Metapa de Dominguez, Chiapas — Mexican President Claudia Sheinbaum and US Agriculture Secretary Brooke Rollins on Saturday inaugurated a sterile fly production plant in Chiapas, a strategic facility aimed at combating the screwworm parasite on both sides of the border and in Central America.
“Panama, Mexico, and the United States are united in a common cause,” Sheinbaum said at the event. “This plant represents much more than infrastructure; it represents the capacity of science to offer intelligent, effective, and sustainable solutions.”
The president emphasized that the relationship with the US must be based on “very clear principles”: mutual respect, dialogue, cooperation, and recognition of sovereignty.
“From Chiapas, where Mexico begins, we send a message to the world: cooperation between sovereign nations will always be more powerful than confrontation when it comes to protecting the well-being of our peoples,” Sheinbaum said, amid ongoing tensions between the two countries.
Rollins and US Ambassador to Mexico Ronald Douglas Johnson highlighted that the plant — nearly five decades after the screwworm was first fought jointly — will allow both nations to combat the parasite again.
Rollins called Sheinbaum an “extraordinary ally” and noted that the plant, funded by the US government with an investment of $83.8 million, was built in just 12 months.
“We are trade partners, and our agricultural relationship helps feed millions of families on both sides of the border,” Rollins said. “So this screwworm problem is not just an agricultural issue; it is a food security issue.”
The facility will progressively reach a production capacity of 100 million sterile flies per week, adding to the output of the Pacora plant in Panama to reinforce the control and eradication strategy for the parasite that spreads from northern North America to Central America.
At the plant, sterile flies will be raised using “advanced technological processes” to act as a biological shield.

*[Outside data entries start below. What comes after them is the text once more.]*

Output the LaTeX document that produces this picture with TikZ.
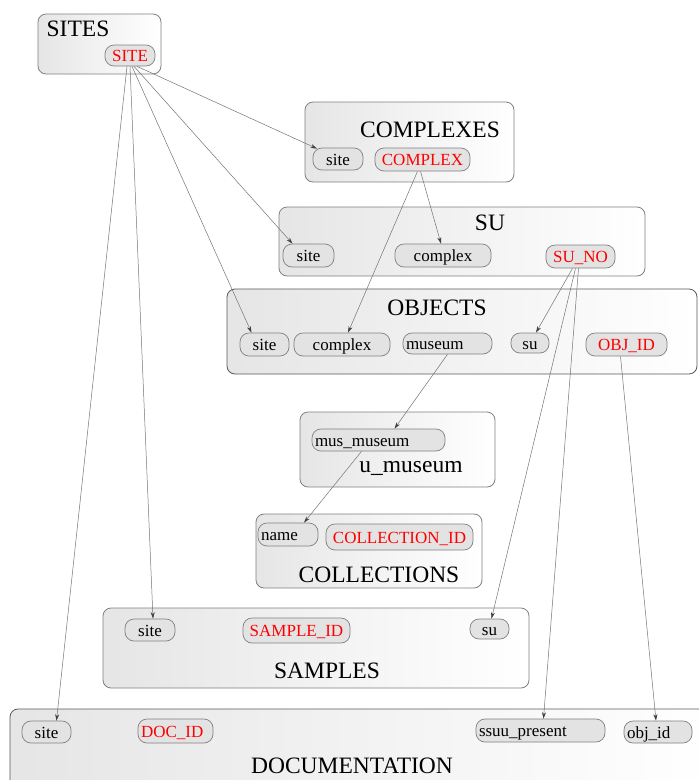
\documentclass[tikz,border=0pt]{standalone}
\usepackage{fontspec}
\setmainfont{Liberation Serif}
\usetikzlibrary{arrows.meta}
\tikzset{
  box/.style={draw=black!50, line width=0.8pt, rounded corners=8pt, left color=black!10, right color=white, shading angle=90, inner sep=0pt},
  darkbox/.style={box, draw=black!65},
  ttl/.style={anchor=base, inner sep=0pt, font=\fontsize{23.5}{25}\selectfont},
  pill/.style={draw=black!50, line width=0.7pt, fill=black!11, rounded corners=9pt, inner xsep=3pt, inner ysep=0pt, text height=12.5pt, text depth=0.5pt, font=\fontsize{17}{19}\selectfont},
  key/.style={text=red},
  edge/.style={draw=black!55, line width=0.5pt, -{Stealth[length=6.5pt,width=4pt,color=black!75]}}
}
% pill: \pillnode{name}{x1}{x2}{y1}{y2}{align}{style}{text}
\newcommand{\pillnode}[8]{%
  \pgfmathsetmacro{\pcx}{(#2+#3)/2}%
  \pgfmathsetmacro{\pcy}{(#4+#5)/2}%
  \pgfmathsetmacro{\pw}{#3-#2-6}%
  \pgfmathsetmacro{\ph}{#5-#4}%
  \node[pill, #7, text width=\pw pt, align=#6, minimum height=\ph pt] (#1) at (\pcx,\pcy) {#8};%
}
\begin{document}
\begin{tikzpicture}[x=1pt,y=-1pt]
\useasboundingbox (0,0) rectangle (699,780);

% boxes
\node[box, minimum width=123pt, minimum height=60pt] (SITES) at (99.5,44) {};
\node[box, minimum width=209pt, minimum height=80pt] (COMPLEXES) at (409.5,142) {};
\node[box, minimum width=366pt, minimum height=69pt] (SU) at (462,241.5) {};
\node[darkbox, minimum width=470pt, minimum height=85pt] (OBJECTS) at (462,331.5) {};
\node[box, minimum width=195pt, minimum height=75pt] (UMUS) at (397.5,449.5) {};
\node[box, minimum width=226pt, minimum height=74pt] (COLL) at (369,551) {};
\node[box, minimum width=426pt, minimum height=80pt] (SAMP) at (316,648) {};
\node[darkbox, minimum width=702pt, minimum height=86pt] (DOCS) at (361,752) {};

% titles
\node[ttl] (tSITES) at (78,36) {SITES};
\node[ttl] (tCOMPLEXES) at (430,137) {COMPLEXES};
\node[ttl] (tSU) at (490,230) {SU};
\node[ttl] (tOBJ) at (437,315) {OBJECTS};
\node[ttl] (tUMUS) at (411,472) {u\_museum};
\node[ttl] (tCOLL) at (379,582) {COLLECTIONS};
\node[ttl] (tSAMP) at (327,678) {SAMPLES};
\node[ttl] (tDOCS) at (352,773) {DOCUMENTATION};

% pills
\pillnode{SITE}{105}{155}{45}{66}{center}{key}{SITE}
\pillnode{cs}{313}{363}{148}{170}{center}{}{site}
\pillnode{COMPLEX}{375}{470}{148}{171}{center}{key}{COMPLEX}
\pillnode{ss}{283}{334}{244}{267}{center}{}{site}
\pillnode{sc}{395}{491}{244}{267}{center}{}{complex}
\pillnode{SUNO}{546}{615}{245}{268}{center}{key}{SU\_NO}
\pillnode{os}{240}{289}{333}{356}{center}{}{site}
\pillnode{oc}{294}{390}{333}{356}{center}{}{complex}
\pillnode{om}{403}{492}{333}{354}{left}{}{museum}
\pillnode{osu}{511}{549}{333}{353}{center}{}{su}
\pillnode{OBJID}{586}{667}{333}{356}{center}{key}{OBJ\_ID}
\pillnode{mus}{312}{445}{429}{451}{left}{}{mus\_museum}
\pillnode{name}{258}{318}{523}{546}{left}{}{name}
\pillnode{COLLID}{326}{473}{524}{550}{center}{key}{COLLECTION\_ID}
\pillnode{sas}{125}{175}{619}{641}{center}{}{site}
\pillnode{SAMPID}{243}{350}{618}{643}{center}{key}{SAMPLE\_ID}
\pillnode{sasu}{470}{509}{619}{639}{center}{}{su}
\pillnode{ds}{22}{71}{721}{743}{center}{}{site}
\pillnode{DOCID}{138}{213}{719}{743}{left}{key}{DOC\_ID}
\pillnode{ssuu}{476}{605}{719}{742}{left}{}{ssuu\_present}
\pillnode{objid}{624}{692}{721}{743}{left}{}{obj\_id}

% edges
\draw[edge] ([xshift=7pt]SITE.south) -- ([xshift=-21pt,yshift=-1pt]cs.north);
\draw[edge] ([xshift=4pt]SITE.south) -- ([xshift=-16pt]ss.north);
\draw[edge] ([xshift=2pt]SITE.south) -- ([xshift=-13pt]os.north);
\draw[edge] ([xshift=0pt]SITE.south) -- ([xshift=3pt]sas.north);
\draw[edge] ([xshift=-3pt]SITE.south) -- ([xshift=10pt]ds.north);
\draw[edge] ([xshift=-2pt]COMPLEX.south) -- ([xshift=-2pt]sc.north);
\draw[edge] ([xshift=-5pt]COMPLEX.south) -- ([xshift=6pt]oc.north);
\draw[edge] ([xshift=-8pt]SUNO.south) -- ([xshift=6pt]osu.north);
\draw[edge] ([xshift=-5pt]SUNO.south) -- ([xshift=2pt]sasu.north);
\draw[edge] ([xshift=-2pt]SUNO.south) -- ([xshift=3pt]ssuu.north);
\draw[edge] ([xshift=-6pt]OBJID.south) -- ([xshift=-2pt]objid.north);
\draw[edge] ([xshift=0pt]om.south) -- ([xshift=16pt]mus.north);
\draw[edge] ([xshift=-17pt]mus.south) -- ([xshift=16pt]name.north);
\end{tikzpicture}
\end{document}
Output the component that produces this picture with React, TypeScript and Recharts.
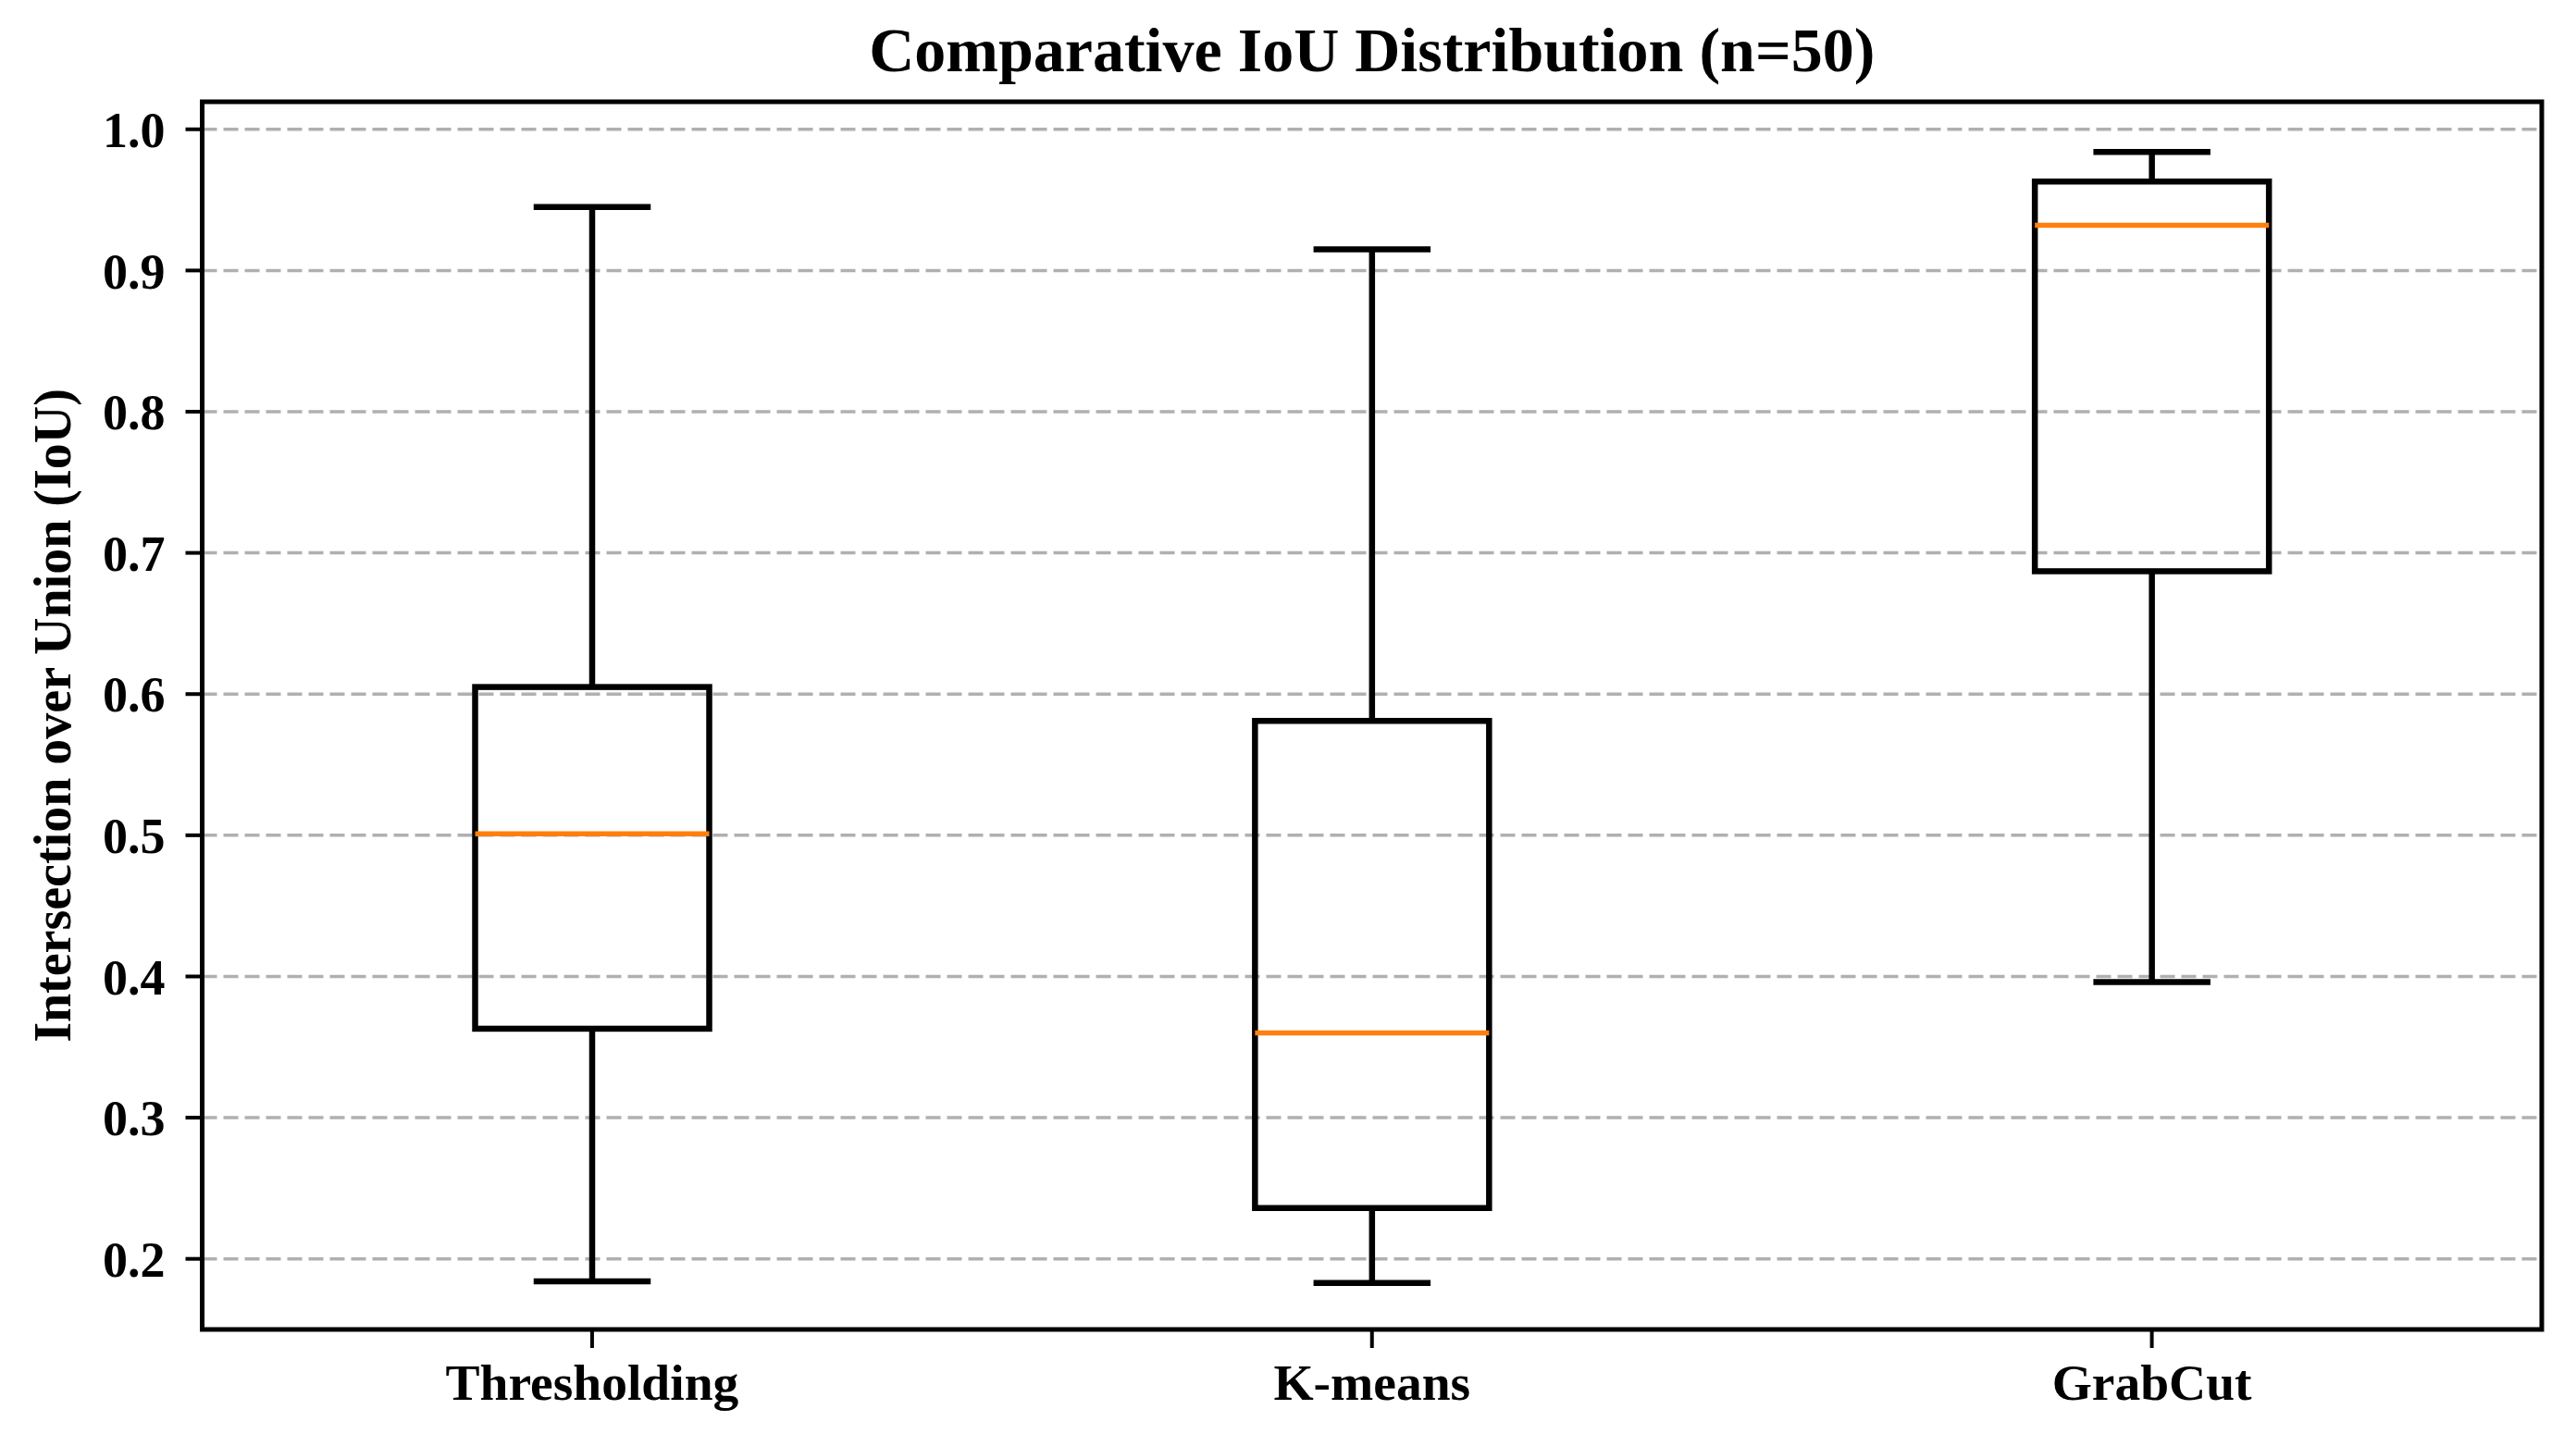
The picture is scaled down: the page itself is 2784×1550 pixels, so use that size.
import React from "react";
import {
  ComposedChart,
  Bar,
  XAxis,
  YAxis,
  CartesianGrid,
  ReferenceArea,
} from "recharts";

// Five-number summaries (IoU, n=50)
const CATEGORIES = ["Thresholding", "K-means", "GrabCut"];
const WHISKER_LOW = [0.184, 0.183, 0.396];
const Q1 = [0.363, 0.236, 0.687];
const MEDIAN = [0.501, 0.36, 0.932];
const Q3 = [0.605, 0.581, 0.963];
const WHISKER_HIGH = [0.945, 0.915, 0.984];
const Y_TICKS = [0.2, 0.3, 0.4, 0.5, 0.6, 0.7, 0.8, 0.9, 1.0];
const Y_DOMAIN = [0.15, 1.0195];

const TITLE = "Comparative IoU Distribution (n=50)";
const Y_LABEL = "Intersection over Union (IoU)";

const FONT = "'Liberation Serif', 'Times New Roman', serif";
const MEDIAN_COLOR = "#ff7f0e";
const GRID_COLOR = "#b0b0b0";

const data = CATEGORIES.map((name, i) => ({
  name,
  range: [WHISKER_LOW[i], WHISKER_HIGH[i]],
  low: WHISKER_LOW[i],
  q1: Q1[i],
  median: MEDIAN[i],
  q3: Q3[i],
  high: WHISKER_HIGH[i],
}));

// Draws a matplotlib-style box: whiskers + caps, open box, orange median.
// The bar's own pixel span (low..high) is used to place the inner values.
function BoxShape(props: any) {
  const { x, y, width, height, payload } = props;
  if (x == null || y == null || !payload) return null;
  const top = Math.min(y, y + height);
  const bottom = Math.max(y, y + height);
  const { low, q1, median, q3, high } = payload;
  const toY = (v: number) => bottom - ((bottom - top) * (v - low)) / (high - low);
  const cx = x + width / 2;
  const cap = width / 4;
  const sw = 6.5;
  return (
    <g>
      <line x1={cx} x2={cx} y1={toY(high)} y2={toY(q3)} stroke="#000" strokeWidth={sw} />
      <line x1={cx} x2={cx} y1={toY(q1)} y2={toY(low)} stroke="#000" strokeWidth={sw} />
      <line x1={cx - cap} x2={cx + cap} y1={toY(high)} y2={toY(high)} stroke="#000" strokeWidth={sw} />
      <line x1={cx - cap} x2={cx + cap} y1={toY(low)} y2={toY(low)} stroke="#000" strokeWidth={sw} />
      <rect
        x={x}
        y={toY(q3)}
        width={width}
        height={toY(q1) - toY(q3)}
        fill="none"
        stroke="#000"
        strokeWidth={sw}
      />
      <line x1={x} x2={x + width} y1={toY(median)} y2={toY(median)} stroke={MEDIAN_COLOR} strokeWidth={5.5} />
    </g>
  );
}

// Title is hung off the x axis label so it can centre on the plot area
function TitleLabel(props: any) {
  const vb = props.viewBox || {};
  const cx = (vb.x ?? 218) + (vb.width ?? 2529) / 2;
  return (
    <text x={cx} y={77} textAnchor="middle" fontFamily={FONT} fontWeight="bold" fontSize={68} fill="#000">
      {TITLE}
    </text>
  );
}

function YLabel(props: any) {
  const vb = props.viewBox || {};
  const cy = (vb.y ?? 110) + (vb.height ?? 1327) / 2;
  const lx = 57;
  return (
    <text
      x={lx}
      y={cy}
      transform={`rotate(-90, ${lx}, ${cy})`}
      textAnchor="middle"
      dominantBaseline="central"
      fontFamily={FONT}
      fontWeight="bold"
      fontSize={56}
      fill="#000"
    >
      {Y_LABEL}
    </text>
  );
}

const yTickStyle = { fill: "#000", fontSize: 54, fontFamily: FONT, fontWeight: "bold" as const };
const xTickStyle = { fill: "#000", fontSize: 55.5, fontFamily: FONT, fontWeight: "bold" as const };

export default function App() {
  return (
    <div style={{ position: "absolute", left: 0, top: 0, width: 2784, height: 1550, background: "#fff" }}>
      <ComposedChart
        width={2784}
        height={1550}
        data={data}
        margin={{ top: 110, right: 37, bottom: 0, left: 0 }}
        barCategoryGap="35%"
      >
        <CartesianGrid
          horizontal
          vertical={false}
          stroke={GRID_COLOR}
          strokeWidth={3.5}
          strokeDasharray="16 7"
        />
        <XAxis
          dataKey="name"
          height={113}
          tick={xTickStyle}
          tickSize={20}
          tickMargin={17}
          tickLine={{ stroke: "#000", strokeWidth: 4 }}
          axisLine={false}
          label={<TitleLabel />}
        />
        <YAxis
          type="number"
          domain={Y_DOMAIN}
          ticks={Y_TICKS}
          allowDataOverflow
          width={218.5}
          tick={yTickStyle}
          tickFormatter={(v: number) => v.toFixed(1)}
          tickSize={18}
          tickMargin={22}
          tickLine={{ stroke: "#000", strokeWidth: 4 }}
          axisLine={false}
          label={<YLabel />}
        />
        <Bar dataKey="range" shape={<BoxShape />} isAnimationActive={false} />
        {/* full frame round the plot (matplotlib spines) */}
        <ReferenceArea
          y1={Y_DOMAIN[0]}
          y2={Y_DOMAIN[1]}
          ifOverflow="visible"
          fill="none"
          fillOpacity={0}
          stroke="#000"
          strokeWidth={5}
        />
      </ComposedChart>
    </div>
  );
}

When released, they will mate with wild flies without producing offspring, thereby “cutting off the pest’s reproduction cycle at the root,” according to officials.
“These sterile flies are to the screwworm what vaccines were in the fight against COVID,” said Julio Berdegué, coordinator and advisor for International Agrifood Affairs. “Without them, we can mitigate the problem, but only with them can we truly eradicate the pest.”
Agriculture and Rural Development Secretary Columba Jazmín López reported that authorities have inspected 5.3 million head of cattle, verified more than 84,000 shipments, and released nearly 7 billion sterile flies to date.
The plant is part of a joint Mexico-US strategy to contain the spread of the screwworm, a parasite whose larvae feed on the living tissue of warm-blooded animals, primarily livestock.
On November 21, 2024, just days after Sheinbaum took office, the first screwworm case in livestock was recorded in Chiapas. Since then, the state has become the epicenter of the outbreak, with 7,123 accumulated cases, according to agricultural authorities.
The spread led the US to impose temporary restrictions on Mexican livestock imports, causing losses for the livestock sector and new trade frictions between the two countries.